The forgiveness, which is the very essence of condonation, must be a real forgiveness. If the condoned offense is permitted to answer as an adequate and perennial excuse in law for years of yielding to jealousy, torturing and intolerable alike to both parties, then condonation is not real forgive*510ness, but a mere colorable counterfeit, binding the speciously forgiven party to a never ending castigation for ancient offenses, creating an atmosphere inimical alike to the happiness of the parties and that of their children.
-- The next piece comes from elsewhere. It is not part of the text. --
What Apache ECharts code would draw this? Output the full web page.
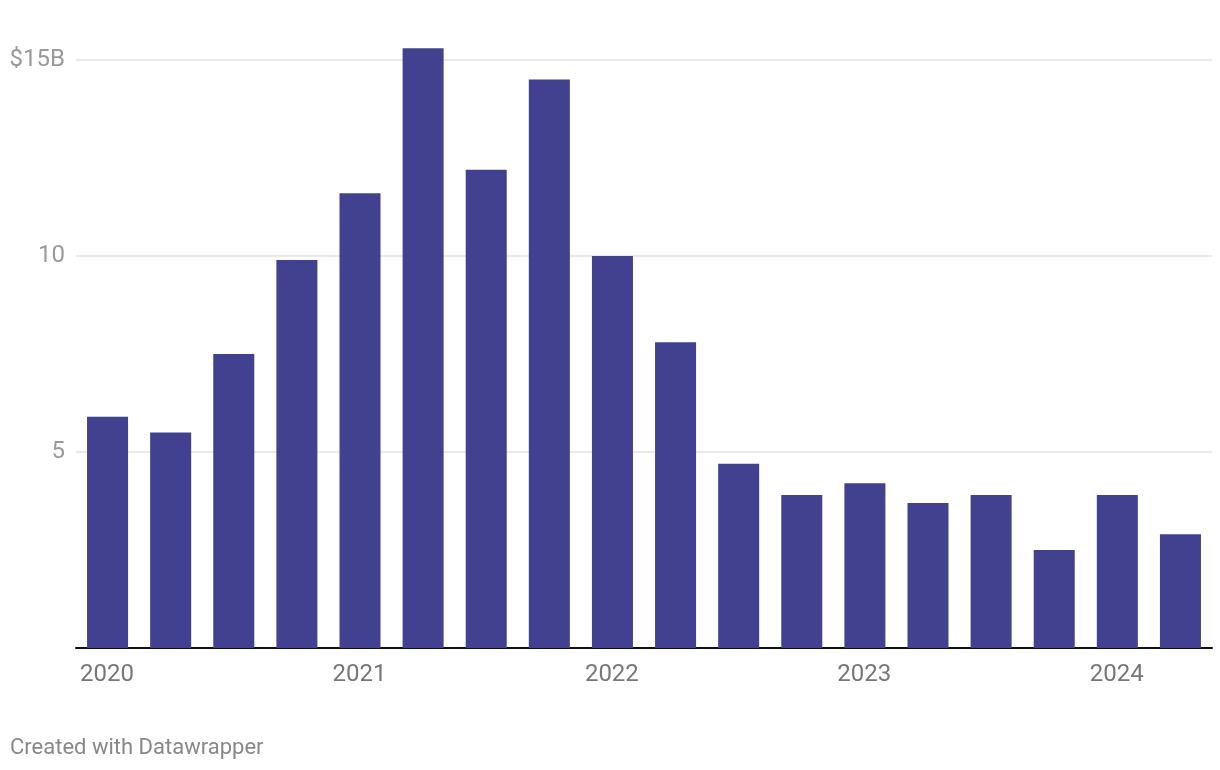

The language used in two cases cited by the appellant is broad enough to sustain the claim that jealousy initiated by a plaintiff’s own misconduct can never be the basis of an action on his part for a divorce. The facts in these cases were widely different from those here presented. The language, we apprehend, was not intended as expressing a broad, unvarying principle, but only as applicable to the facts there presented or to cognate facts. In both cases the conduct of the husband, apparently continuing up to the time of the crisis, was such as to attract general attention and to provoke gossip and adverse comment. Spofford v. Spofford, 18 Idaho 115, 108 Pac. 1054; Masterman v. Masterman, 58 Kan. 748, 51 Pac. 277. We have been cited to nothing of that kind in the record here.

The decree is affirmed.

Crow, C. J., Gose, Chadwick, and Main, JJ., concur.